On the other hand, I saw the point. The main complaint seemed to be a complaint about a child who had been (possibly) coded as a person of color dying so that the main character might live. There were also complaints about “oppressed mages” as a problematic trope in general. While Blood Heir is hardly the only book guilty of this sin, the point stands that treating oppression as somehow an inevitable reaction to the “danger” posed by the oppressed class seems to imply that oppression happens for justifiable reasons — which is clearly not a message that needs to be perpetuated.
But none of it mattered until I could read the book for myself, and way back in April, around the time the story reached its peak, I could not. However, it is now December, Blood Heir has been out for a bit under a month, and I have, finally, read it, and finally, I can say something educated, something informed, about this whole controversy, right? But here’s the thing: I thought Blood Heir was an alright book, and that’s about it. Is it groundbreaking? No. Is it terribly offensive? It’s not that either. Is it awful? No. In fact, it’s pretty run of the mill YA fantasy fare. A lost princess, a roguish thief, enemies to lovers, mages with different affinities — none of this treads new ground. And I’m left wondering, quite frankly, what all the fuss was about.
It is quite possible that in the intervening months between the would be cancelling and the eventual release, Blood Heir was scrubbed clean of any hint of scandal. The fact that the oppressed mages are in fact indentured workers, lured into unfavorable contracts, rather than chattel slaves, is made abundantly clear. Many of Wen-Zhao’s affinites are also portrayed as having extremely mundane magical powers. During one key scene, the main character, Ana, and her young charge May, are given cookies by a girl who is described as a “grain affinite,” an unglamorous magic if I’ve ever heard one. It seems that in this world most of the affinites, instead of being feared, are seen as useful commodities. Ana herself is feared, and for good reason, since she can drain a full grown man of all blood in a matter of seconds, but overall, rather than fearing affinites, the rich seem perversely intent on collecting them, like some grotesque version of human Pokemon. May, whose death in the original controversy provoked much outrage, is no longer explicitly coded as Black, but instead is, at best, racially ambiguous, with aquamarine eyes, tan skin, and dark hair.

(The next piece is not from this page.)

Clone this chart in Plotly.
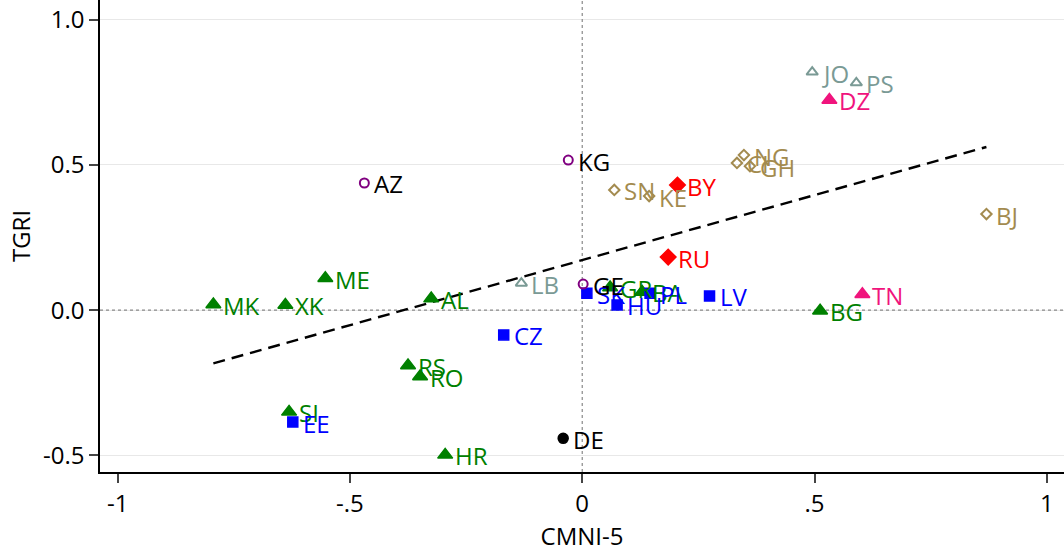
import plotly.graph_objects as go

# ---- data ----
grp_green_lbl = ["MK", "XK", "ME", "AL", "RS", "RO", "SI", "HR", "GR", "BA", "BG"]
grp_green_x = [-0.794, -0.639, -0.553, -0.325, -0.375, -0.349, -0.631, -0.295, 0.060, 0.129, 0.512]
grp_green_y = [0.020, 0.018, 0.110, 0.040, -0.190, -0.228, -0.350, -0.498, 0.078, 0.063, -0.002]

grp_blue_lbl = ["SK", "HU", "PL", "LV", "CZ", "EE"]
grp_blue_x = [0.010, 0.075, 0.146, 0.274, -0.169, -0.623]
grp_blue_y = [0.058, 0.018, 0.058, 0.049, -0.085, -0.385]

grp_purple_lbl = ["AZ", "KG", "GE"]
grp_purple_x = [-0.469, -0.030, 0.002]
grp_purple_y = [0.438, 0.517, 0.090]

grp_black_lbl = ["DE"]
grp_black_x = [-0.041]
grp_black_y = [-0.441]

grp_red_lbl = ["BY", "RU"]
grp_red_x = [0.205, 0.185]
grp_red_y = [0.431, 0.183]

grp_pink_lbl = ["DZ", "TN"]
grp_pink_x = [0.532, 0.603]
grp_pink_y = [0.724, 0.055]

grp_teal_lbl = ["JO", "PS", "LB"]
grp_teal_x = [0.495, 0.590, -0.131]
grp_teal_y = [0.820, 0.783, 0.093]

grp_gold_lbl = ["SN", "KE", "NG", "CI", "GH", "BJ"]
grp_gold_x = [0.069, 0.144, 0.348, 0.333, 0.361, 0.870]
grp_gold_y = [0.414, 0.393, 0.534, 0.507, 0.496, 0.331]

fit_x = [-0.794, 0.870]
fit_y = [-0.183, 0.562]

x_tickvals = [-1, -0.5, 0, 0.5, 1]
x_ticktext = ["-1", "-.5", "0", ".5", "1"]
y_tickvals = [-0.5, 0.0, 0.5, 1.0]
y_ticktext = ["-0.5", "0.0", "0.5", "1.0"]

FONT = "Open Sans"
XR = [-1.038, 1.037]
YR = [-0.557, 1.068]

fig = go.Figure()

# reference lines
fig.add_trace(go.Scatter(x=XR, y=[0, 0], mode="lines",
                         line=dict(color="#888888", width=1.2, dash="dot"),
                         hoverinfo="skip", showlegend=False))
fig.add_trace(go.Scatter(x=[0, 0], y=YR, mode="lines",
                         line=dict(color="#888888", width=1.2, dash="dot"),
                         hoverinfo="skip", showlegend=False))

# fit line
fig.add_trace(go.Scatter(x=fit_x, y=fit_y, mode="lines",
                         line=dict(color="black", width=2.4, dash="12px,7px"),
                         showlegend=False))

annotations = []

def add_group(xs, ys, lbls, color, symbol, size, lw=1.5, label_color=None):
    fig.add_trace(go.Scatter(
        x=xs, y=ys, mode="markers",
        marker=dict(symbol=symbol, size=size, color=color,
                    line=dict(color=color, width=lw)),
        showlegend=False, cliponaxis=False))
    for x, y, t in zip(xs, ys, lbls):
        annotations.append(dict(x=x, y=y, text=t, showarrow=False,
                                xanchor="left", yanchor="middle", xshift=8, yshift=-1,
                                font=dict(family=FONT, size=24,
                                          color=label_color or color)))

add_group(grp_green_x, grp_green_y, grp_green_lbl, "#008000", "triangle-up", 13)
add_group(grp_blue_x, grp_blue_y, grp_blue_lbl, "#0000FF", "square", 10)
add_group(grp_purple_x, grp_purple_y, grp_purple_lbl, "#800080", "circle-open", 9, 2,
          label_color="#000000")
add_group(grp_black_x, grp_black_y, grp_black_lbl, "#000000", "circle", 10)
add_group(grp_red_x, grp_red_y, grp_red_lbl, "#FF0000", "diamond", 12)
add_group(grp_pink_x, grp_pink_y, grp_pink_lbl, "#F0147D", "triangle-up", 13)
add_group(grp_teal_x, grp_teal_y, grp_teal_lbl, "#7A9A95", "triangle-up-open", 10, 2)
add_group(grp_gold_x, grp_gold_y, grp_gold_lbl, "#A38B4F", "diamond-open", 8, 2)

fig.update_layout(
    width=1064, height=552,
    margin=dict(l=100, r=0, t=0, b=80),
    paper_bgcolor="white", plot_bgcolor="white",
    font=dict(family=FONT, size=24, color="black"),
    annotations=annotations,
    xaxis=dict(range=XR, tickvals=x_tickvals, ticktext=x_ticktext,
               showgrid=False, zeroline=False, showline=True, linecolor="black",
               linewidth=1.5, ticks="outside", ticklen=9, tickwidth=1.5,
               automargin=False,
               tickfont=dict(family=FONT, size=24),
               title=dict(text="CMNI-5", font=dict(family=FONT, size=24), standoff=4)),
    yaxis=dict(range=YR, tickvals=y_tickvals, ticktext=y_ticktext,
               showgrid=True, gridcolor="#E8E8E8", gridwidth=1, zeroline=False,
               showline=True, linecolor="black", linewidth=1.5,
               ticks="outside", ticklen=9, tickwidth=1.5,
               automargin=False,
               tickfont=dict(family=FONT, size=24),
               title=dict(text="TGRI", font=dict(family=FONT, size=24), standoff=6)),
)

fig.write_html("out.html", config={"displayModeBar": False},
               post_script="document.body.style.margin='0px';document.body.style.overflow='hidden';")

I don’t know if the controversy made Blood Heir a better book because of the controversy, but I am certain it became a more careful book. But for all that care, I have my doubts that the critics will truly be satisfied. While yes, there are some crucial distinctions between chattel slavery and modern human trafficking, the way they’re depicted in fiction is always going to strike some similar crucial chords. I could refer to Wen-Zhao’s affinites as slaves and still not be wrong, and readers unfamiliar with human trafficking in Asia will still read Blood Heir and see echoes of the slave trade.
Furthermore, some of that painstaking, but ultimately futile care that Wen-Zhao took to make human trafficking in her world explicitly NOT reminiscent of the Atlantic slave trade, was effort that could have been spent on the narrative. The end of Blood Heir feels rushed, and certain revelations come late. While the main characters are well-crafted, side characters are introduced and only minimally developed. I would certainly have liked to understand better, say, the connection between Ana and her childhood friend who is the world’s equivalent of a Marxist, if only to make it less jarring when Ana eventually agrees to one day run away with him.

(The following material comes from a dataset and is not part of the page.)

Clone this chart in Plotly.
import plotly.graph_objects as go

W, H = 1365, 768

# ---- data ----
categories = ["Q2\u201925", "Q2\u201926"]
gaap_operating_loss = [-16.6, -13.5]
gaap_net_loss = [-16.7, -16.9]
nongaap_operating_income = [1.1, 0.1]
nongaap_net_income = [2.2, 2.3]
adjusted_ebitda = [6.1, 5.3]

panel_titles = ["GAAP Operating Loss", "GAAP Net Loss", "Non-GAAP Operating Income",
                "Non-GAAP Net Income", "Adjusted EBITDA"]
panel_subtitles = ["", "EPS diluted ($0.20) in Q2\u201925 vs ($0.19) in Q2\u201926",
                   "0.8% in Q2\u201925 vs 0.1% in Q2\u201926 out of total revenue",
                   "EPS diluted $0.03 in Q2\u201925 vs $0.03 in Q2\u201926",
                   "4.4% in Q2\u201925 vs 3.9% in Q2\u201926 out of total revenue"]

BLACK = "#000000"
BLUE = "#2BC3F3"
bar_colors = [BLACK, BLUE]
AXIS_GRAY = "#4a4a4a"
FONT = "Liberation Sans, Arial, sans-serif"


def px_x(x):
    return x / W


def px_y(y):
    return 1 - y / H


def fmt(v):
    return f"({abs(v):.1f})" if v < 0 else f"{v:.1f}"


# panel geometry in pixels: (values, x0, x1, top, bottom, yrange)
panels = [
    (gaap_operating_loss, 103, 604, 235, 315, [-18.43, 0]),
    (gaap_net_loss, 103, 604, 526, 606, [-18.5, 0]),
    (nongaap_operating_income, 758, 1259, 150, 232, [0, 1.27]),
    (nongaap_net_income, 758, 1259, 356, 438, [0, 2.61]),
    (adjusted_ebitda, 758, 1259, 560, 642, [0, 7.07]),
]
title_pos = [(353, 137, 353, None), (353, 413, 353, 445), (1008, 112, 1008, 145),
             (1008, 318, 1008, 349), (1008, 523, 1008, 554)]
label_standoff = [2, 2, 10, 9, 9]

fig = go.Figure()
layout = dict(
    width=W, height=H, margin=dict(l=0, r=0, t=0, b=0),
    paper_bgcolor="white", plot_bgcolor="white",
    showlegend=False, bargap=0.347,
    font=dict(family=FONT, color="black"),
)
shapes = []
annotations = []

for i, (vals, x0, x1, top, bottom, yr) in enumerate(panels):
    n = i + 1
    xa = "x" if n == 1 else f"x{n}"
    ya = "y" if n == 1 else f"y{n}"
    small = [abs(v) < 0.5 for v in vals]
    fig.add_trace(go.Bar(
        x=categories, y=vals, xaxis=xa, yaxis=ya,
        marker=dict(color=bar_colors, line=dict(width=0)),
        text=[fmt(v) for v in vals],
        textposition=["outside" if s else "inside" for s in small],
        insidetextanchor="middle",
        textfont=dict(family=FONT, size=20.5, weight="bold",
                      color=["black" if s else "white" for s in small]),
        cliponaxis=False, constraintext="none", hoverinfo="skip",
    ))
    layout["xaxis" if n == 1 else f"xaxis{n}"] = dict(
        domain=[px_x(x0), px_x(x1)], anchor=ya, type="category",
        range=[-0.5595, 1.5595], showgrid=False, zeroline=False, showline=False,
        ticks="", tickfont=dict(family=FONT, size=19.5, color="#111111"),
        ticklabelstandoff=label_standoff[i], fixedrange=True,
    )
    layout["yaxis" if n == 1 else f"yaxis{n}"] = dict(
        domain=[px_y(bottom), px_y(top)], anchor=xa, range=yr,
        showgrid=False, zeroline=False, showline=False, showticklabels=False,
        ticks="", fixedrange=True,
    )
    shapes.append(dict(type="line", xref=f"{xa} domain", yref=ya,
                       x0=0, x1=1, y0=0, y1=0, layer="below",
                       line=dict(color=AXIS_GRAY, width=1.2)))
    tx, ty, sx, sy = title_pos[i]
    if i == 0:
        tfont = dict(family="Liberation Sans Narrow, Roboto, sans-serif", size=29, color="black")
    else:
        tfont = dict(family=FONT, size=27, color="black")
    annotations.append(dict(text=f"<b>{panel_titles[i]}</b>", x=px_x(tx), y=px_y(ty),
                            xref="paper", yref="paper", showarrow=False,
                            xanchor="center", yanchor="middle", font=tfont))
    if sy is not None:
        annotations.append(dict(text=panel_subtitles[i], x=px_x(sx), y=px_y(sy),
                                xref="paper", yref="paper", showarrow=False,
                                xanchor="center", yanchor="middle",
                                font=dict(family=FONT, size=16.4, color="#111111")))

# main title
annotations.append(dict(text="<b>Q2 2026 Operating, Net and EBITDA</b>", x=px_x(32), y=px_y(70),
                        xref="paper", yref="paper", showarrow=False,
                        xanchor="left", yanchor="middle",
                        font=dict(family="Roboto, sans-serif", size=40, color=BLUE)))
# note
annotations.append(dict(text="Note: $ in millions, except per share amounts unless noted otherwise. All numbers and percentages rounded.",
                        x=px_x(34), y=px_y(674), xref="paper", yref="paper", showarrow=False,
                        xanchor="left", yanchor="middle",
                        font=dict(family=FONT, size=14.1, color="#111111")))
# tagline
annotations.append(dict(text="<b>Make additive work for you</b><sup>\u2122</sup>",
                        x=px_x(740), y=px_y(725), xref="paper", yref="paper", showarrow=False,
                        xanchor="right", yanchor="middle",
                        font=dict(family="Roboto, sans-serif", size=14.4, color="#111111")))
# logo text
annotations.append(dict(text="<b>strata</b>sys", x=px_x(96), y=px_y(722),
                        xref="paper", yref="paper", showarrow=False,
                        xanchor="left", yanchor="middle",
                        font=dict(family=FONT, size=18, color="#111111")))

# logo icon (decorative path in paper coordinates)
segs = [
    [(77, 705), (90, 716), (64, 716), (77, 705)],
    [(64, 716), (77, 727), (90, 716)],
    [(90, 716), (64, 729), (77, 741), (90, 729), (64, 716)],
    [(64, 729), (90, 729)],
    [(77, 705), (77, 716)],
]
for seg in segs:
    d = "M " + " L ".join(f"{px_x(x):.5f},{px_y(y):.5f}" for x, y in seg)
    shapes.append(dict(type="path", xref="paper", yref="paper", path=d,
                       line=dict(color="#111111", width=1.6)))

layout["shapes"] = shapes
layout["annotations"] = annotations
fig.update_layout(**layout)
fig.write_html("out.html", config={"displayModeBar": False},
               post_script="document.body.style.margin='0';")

At the end of the day, Wen Zhao’s book left me vaguely unsatisfied. Perhaps I expected something either blatantly offensive, or a book that unequivocally got it right. Instead, it was something in-between, and I am left wondering whether or not the initial effort at calling out Blood Heir might have been better spent elsewhere. When there are so many good — no, great — books out there, books that handle sensitive issues with impeccable grace, books that are excellent examples of representation, why do we not instead focus on those books? Because here is one thing I know for certain: Wen-Zhao’s book got much more attention for its imperfections than it would have otherwise. YA fantasy releases come and go, and it takes quite a lot for a book to truly stand out. This book, while it is an entertaining read and I might pick up book two in spite of everything else, is not remarkable. I don’t know that it ever was. So why did we all collectively spend so much time on it back in Spring? Could we not have better spent that time lifting up great books that got things right? Books like The Merciful Crow by Margaret Own, (which tackles injustice in a fantasy world better than any other book I’ve read this year), or non-problematic #ownvoices books like We Hunt the Flame, by Hafsah Faizal, or Spin the Dawn, by Elizabeth Lim?
Ultimately this is perhaps one of my biggest problems with the idea of (forgive me for using the term) cancel culture as applied to literature: the results are ultimately dissatisfying and no one really wins. Major popular white authors are never truly canceled, and continue blithely along, while marginalized writers must respond to the criticism or else risk their careers. Wen-Zhao’s book is perhaps the first time we’ve seen a book undergo a revision after a near-cancellation, and the results are honestly underwhelming. It occurs to me that this might be the difference between a careful book, and a good book. And perhaps we’ve got it backwards. Perhaps, rather than rewarding the caution needed to not get it wrong, we need to reward the bravery necessary to get it right.